The judgment is affirmed
POPE, Circuit Judge.
I concur. Appellant's claim of an abuse of discretion is, in my opinion, frivolous. It is frivolous regardless of whether the trial court's calendar was crowded or otherwise. The condition of the court's calendar was irrelevant, and I would not care, by referring to this matter, to suggest that if the trial court was not so busy, we might hold there was an abuse of discretion.

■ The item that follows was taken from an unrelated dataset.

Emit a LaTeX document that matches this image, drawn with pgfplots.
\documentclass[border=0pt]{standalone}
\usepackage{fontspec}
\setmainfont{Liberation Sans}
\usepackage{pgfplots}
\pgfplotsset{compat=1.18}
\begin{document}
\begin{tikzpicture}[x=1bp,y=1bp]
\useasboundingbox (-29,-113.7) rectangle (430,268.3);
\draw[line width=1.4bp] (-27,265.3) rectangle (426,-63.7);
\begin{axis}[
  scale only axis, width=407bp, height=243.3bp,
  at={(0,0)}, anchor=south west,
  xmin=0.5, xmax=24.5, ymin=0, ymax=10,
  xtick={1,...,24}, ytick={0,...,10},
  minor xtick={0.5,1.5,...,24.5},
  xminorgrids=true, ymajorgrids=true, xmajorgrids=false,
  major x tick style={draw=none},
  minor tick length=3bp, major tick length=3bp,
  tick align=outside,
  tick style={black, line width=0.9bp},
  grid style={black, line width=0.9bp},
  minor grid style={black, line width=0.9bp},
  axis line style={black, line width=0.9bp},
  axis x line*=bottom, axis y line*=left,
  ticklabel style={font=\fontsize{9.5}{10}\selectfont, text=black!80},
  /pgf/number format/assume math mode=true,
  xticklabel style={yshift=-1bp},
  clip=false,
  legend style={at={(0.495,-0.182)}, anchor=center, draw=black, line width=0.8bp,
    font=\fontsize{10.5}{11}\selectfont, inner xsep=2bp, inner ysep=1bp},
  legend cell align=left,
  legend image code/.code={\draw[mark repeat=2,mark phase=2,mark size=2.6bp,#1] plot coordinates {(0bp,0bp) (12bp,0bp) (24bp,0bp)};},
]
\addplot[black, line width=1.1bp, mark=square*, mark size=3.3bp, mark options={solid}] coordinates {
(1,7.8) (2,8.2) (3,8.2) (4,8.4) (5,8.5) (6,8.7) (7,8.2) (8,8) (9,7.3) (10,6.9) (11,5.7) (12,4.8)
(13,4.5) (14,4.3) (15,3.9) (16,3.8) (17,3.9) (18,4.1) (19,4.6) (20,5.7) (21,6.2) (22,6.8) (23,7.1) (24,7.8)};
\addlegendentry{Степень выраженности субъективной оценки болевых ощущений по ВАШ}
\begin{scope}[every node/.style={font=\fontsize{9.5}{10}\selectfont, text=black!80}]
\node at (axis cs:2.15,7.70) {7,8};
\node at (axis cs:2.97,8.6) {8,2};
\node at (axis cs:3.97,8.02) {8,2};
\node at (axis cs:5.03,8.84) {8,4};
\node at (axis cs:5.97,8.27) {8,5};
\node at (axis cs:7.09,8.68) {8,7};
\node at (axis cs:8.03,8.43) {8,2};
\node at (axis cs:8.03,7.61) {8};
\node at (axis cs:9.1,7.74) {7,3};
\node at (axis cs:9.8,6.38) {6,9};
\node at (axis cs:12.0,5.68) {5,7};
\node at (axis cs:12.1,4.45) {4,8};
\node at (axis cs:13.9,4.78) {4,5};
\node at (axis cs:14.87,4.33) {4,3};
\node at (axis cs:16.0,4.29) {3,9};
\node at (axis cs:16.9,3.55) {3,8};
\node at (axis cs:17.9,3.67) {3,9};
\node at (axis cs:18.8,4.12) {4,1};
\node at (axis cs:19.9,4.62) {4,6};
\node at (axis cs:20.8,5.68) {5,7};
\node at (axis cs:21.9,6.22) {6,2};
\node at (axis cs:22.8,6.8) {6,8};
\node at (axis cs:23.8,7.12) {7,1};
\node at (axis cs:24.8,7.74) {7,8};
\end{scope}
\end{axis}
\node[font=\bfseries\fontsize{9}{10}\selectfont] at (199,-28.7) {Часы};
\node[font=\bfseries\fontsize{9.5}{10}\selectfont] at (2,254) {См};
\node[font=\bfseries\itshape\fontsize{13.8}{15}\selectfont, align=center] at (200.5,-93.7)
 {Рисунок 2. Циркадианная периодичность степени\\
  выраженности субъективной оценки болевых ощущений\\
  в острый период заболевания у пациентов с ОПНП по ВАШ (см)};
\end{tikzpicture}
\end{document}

1 'The petition for removal of a civil action or proceeding shall be filed within twenty days after the receipt by the defendant, through service or otherwise, of a copy of the initial pleading setting forth the claim for relief upon which such action or proceeding is based, or within twenty days after the service of summons upon the defendant if such initial pleading has then been filed in court and is not required to be served on the defendant, whichever period is shorter.'
2 The notes of the Advisory Committee on the Rules of Civil Procedure make it clear that this question of waiver was carefully considered before Rule 38 was adopted as part of the Judicial Code. These notes show that the Advisory Committee regarded the rule as providing for the preservation of the constitutional right of trial by jury as directed in the enabling act of June 19, 1934, 48 Stat. 1064, 28 U.S.C. § 2072. It was pointed out that Rules 38 and 39 make definite provision for claim and waiver of jury trial, following the method used in many American states, in England and in the British Dominions. Also, it was shown that the demand for jury trial must be made at once, either on initial pleading or appearance in some states, including Illinois, Tennessee and Wyoming, or within ten days after the pleadings are completed and the case is at issue, as required by other states, including Connecticut, Massachusetts and Michigan, as well as Hawaii, England and Ontario, or at a definite time varying under different codes from ten days before notice of trial to ten days after notice, or, as in many states, when the case is called for assignment, as required by Arizona, California, Iowa, Nevada, New Mexico, New York, Rhode Island, Utah, and Washington, and under certain provisions of the laws of England, Australia, Alberta, British Columbia and New Brunswick.